I current perform computational analyses of high throughput sequencing data originating from DNA or RNA-Seq data in addition to methylation and expression microarrays.
Germline Transcriptomics in Zebrafish
2014 – 2018 | Uppsala University, Uppsala, Sweden
My post-doctoral research work was to explore the consequences of haploid selection in Zebrafish. Zebrafish sperm were artificially selected through in-vitro fertilisation on specific traits and the following F1, F2 and F3 generations were monitored for phenotypic and genetic changes. The DNA and RNA were extracted and analysed using high throughput sequencing to understand changes at the molecular level.
Honey Bee Research
2009 – 2013 | Aarhus University, Slagelse, Denmark
I started working on European honey bees (Apis mellifera L.) as part of my PhD work. This included viral diseases, diagnosis and quantification. I have also been involved in colony monitoring and inspection as part of a EU project. Later, I worked on the population structure and spatial distribution of honey bee subspecies in Europe.
Characterisation of Chitinase genes from bacterium Pantoea dispersa
2008 – 2009 | University of Hertfordshire, Hatfield, UK
Chitin is a biopolymer found in many organisms such as arthropods and insects as well as in plants and fungi. Chitinases are enzymes that break down chitin. Chitinases are produced by a wide range of organisms, and their composition and functional properties may differ. In nature, chitin is part of the exoskeleton in insects, the cell wall of fungi or even a defensive mechanism in plants. Chitin and chitinases have extensive use in agriculture and industry including medical applications, food processing, fertilizer and nanomaterial research. Therefore, it is important to study the activity and stability of these enzymes using molecular approaches. A novel of class of chitinase genes were discovered in bacterium Pantoea dispersa. This project involved bacterial culture followed by identification, amplification, sequencing and sequence comparison of the chitinase genes in this bacteria.

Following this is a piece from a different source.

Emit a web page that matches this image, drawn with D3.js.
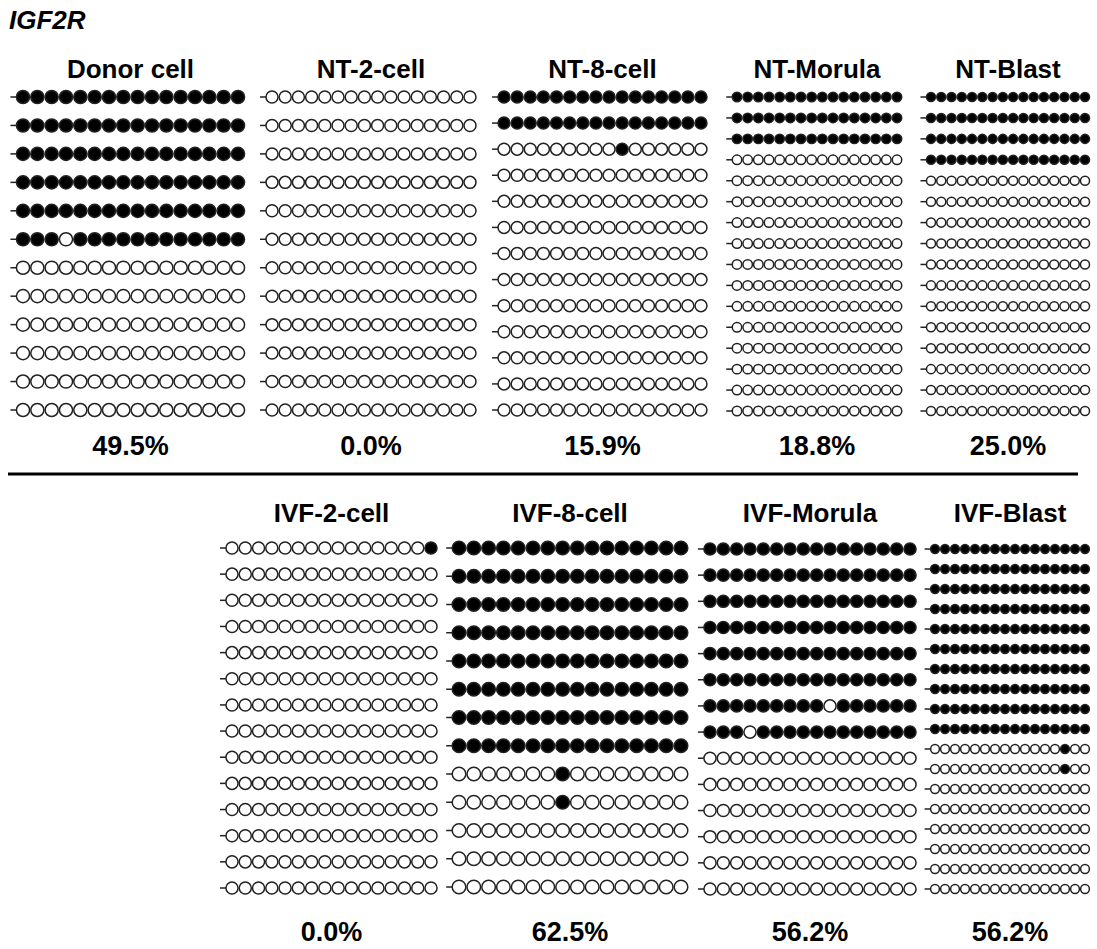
<!DOCTYPE html>
<html>
<head>
<meta charset="utf-8">
<script src="https://cdn.jsdelivr.net/npm/d3@7"></script>
<style>
  body { margin: 0; background: #fff; }
  text { font-family: "Liberation Sans", Arial, sans-serif; font-weight: bold; fill: #000; }
</style>
</head>
<body>
<svg id="chart" width="1097" height="949"></svg>
<script>
// 1 = methylated CpG (filled), 0 = unmethylated (open); 16 CpG sites per clone
const F = "1111111111111111";
const O = "0000000000000000";

const geneName = "IGF2R";

const topNames = ["Donor cell", "NT-2-cell", "NT-8-cell", "NT-Morula", "NT-Blast"];
const topPercents = ["49.5%", "0.0%", "15.9%", "18.8%", "25.0%"];

const bottomNames = ["IVF-2-cell", "IVF-8-cell", "IVF-Morula", "IVF-Blast"];
const bottomPercents = ["0.0%", "62.5%", "56.2%", "56.2%"];

const donorRows = [F, F, F, F, F, "1110111111111111", O, O, O, O, O, O];
const nt2Rows = [O, O, O, O, O, O, O, O, O, O, O, O];
const nt8Rows = [F, F, "0000000001000000", O, O, O, O, O, O, O, O, O, O];
const ntMorulaRows = [F, F, F, O, O, O, O, O, O, O, O, O, O, O, O, O];
const ntBlastRows = [F, F, F, F, O, O, O, O, O, O, O, O, O, O, O, O];

const ivf2Rows = ["0000000000000001", O, O, O, O, O, O, O, O, O, O, O, O, O];
const ivf8Rows = [F, F, F, F, F, F, F, F, "0000000100000000", "0000000100000000", O, O, O];
const ivfMorulaRows = [F, F, F, F, F, F, "1111111110111111", "1110111111111111", O, O, O, O, O, O];
const ivfBlastRows = [F, F, F, F, F, F, F, F, F, F, "0000000000000100", "0000000000000100", O, O, O, O, O, O];

// where each panel sits: first/last circle centre (x), first/last row (y)
const topBoxes = [
  {x0: 23, x1: 238, y0: 97, y1: 410},
  {x0: 272, x1: 470, y0: 97, y1: 410},
  {x0: 504, x1: 701, y0: 97, y1: 410},
  {x0: 737, x1: 897, y0: 97, y1: 411},
  {x0: 931, x1: 1085, y0: 97, y1: 411}
];
const bottomBoxes = [
  {x0: 232, x1: 431, y0: 548, y1: 888},
  {x0: 459, x1: 681, y0: 548, y1: 887},
  {x0: 710, x1: 910, y0: 549, y1: 889},
  {x0: 935, x1: 1085, y0: 549, y1: 889}
];

const topRows = [donorRows, nt2Rows, nt8Rows, ntMorulaRows, ntBlastRows];
const bottomRows = [ivf2Rows, ivf8Rows, ivfMorulaRows, ivfBlastRows];

const svg = d3.select("#chart");

svg.append("text")
  .attr("x", 9)
  .attr("y", 29)
  .style("font-size", "26px")
  .style("font-style", "italic")
  .text(geneName);

function drawPanel(rows, box, name, pct, titleY, pctY) {
  const g = svg.append("g");
  const cx = (box.x0 + box.x1) / 2;

  const xScale = d3.scalePoint()
    .domain(d3.range(16))
    .range([box.x0, box.x1]);
  const yScale = d3.scalePoint()
    .domain(d3.range(rows.length))
    .range([box.y0, box.y1]);

  const step = xScale.step();
  const r = step / 2 - 0.6;

  g.append("text")
    .attr("x", cx)
    .attr("y", titleY)
    .attr("text-anchor", "middle")
    .style("font-size", "26px")
    .text(name);

  const rowG = g.selectAll("g.clone")
    .data(rows)
    .join("g")
    .attr("class", "clone")
    .attr("transform", (d, i) => "translate(0," + yScale(i) + ")");

  // little stem on the left of each clone
  rowG.append("line")
    .attr("x1", box.x0 - r - 6)
    .attr("x2", box.x0 - r)
    .attr("y1", 0)
    .attr("y2", 0)
    .attr("stroke", "#222")
    .attr("stroke-width", 1.5);

  rowG.selectAll("circle")
    .data(d => d.split("").map(Number))
    .join("circle")
    .attr("cx", (d, i) => xScale(i))
    .attr("cy", 0)
    .attr("r", r)
    .attr("fill", d => d ? "#000" : "#fff")
    .attr("stroke", "#222")
    .attr("stroke-width", 1.5);

  g.append("text")
    .attr("x", cx)
    .attr("y", pctY)
    .attr("text-anchor", "middle")
    .style("font-size", "27px")
    .text(pct);
}

topNames.forEach(function(name, i) {
  drawPanel(topRows[i], topBoxes[i], name, topPercents[i], 78, 455);
});

svg.append("line")
  .attr("x1", 8)
  .attr("x2", 1078)
  .attr("y1", 474)
  .attr("y2", 474)
  .attr("stroke", "#000")
  .attr("stroke-width", 3);

bottomNames.forEach(function(name, i) {
  drawPanel(bottomRows[i], bottomBoxes[i], name, bottomPercents[i], 522, 941);
});
</script>
</body>
</html>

Lux-integrated bio-luminescent Pseudomonas aeruginosa as a biosensor
2007 – 2008 | Master’s Project | University of Hertfordshire, Hatfield, UK
Microbes such as bacteria can be used as biosensors for a range of agricultural, environmental and industrial applications from monitoring toxicity in water bodies, detection of pathogens and contamination in industrial effluents. One particular application is the testing of pharmaceutical products for microbial activity. The traditional approach using viable count technique is time consuming, expensive and laborious. An alternative approach to bacterial quantification is proposed using measurement of light intensity in the samples using bioluminescent bacteria. This project involved the transformation of bacterium Pseudomonas aeruginosa with a pBR322 plasmid containing the bioluminescent lux gene construct.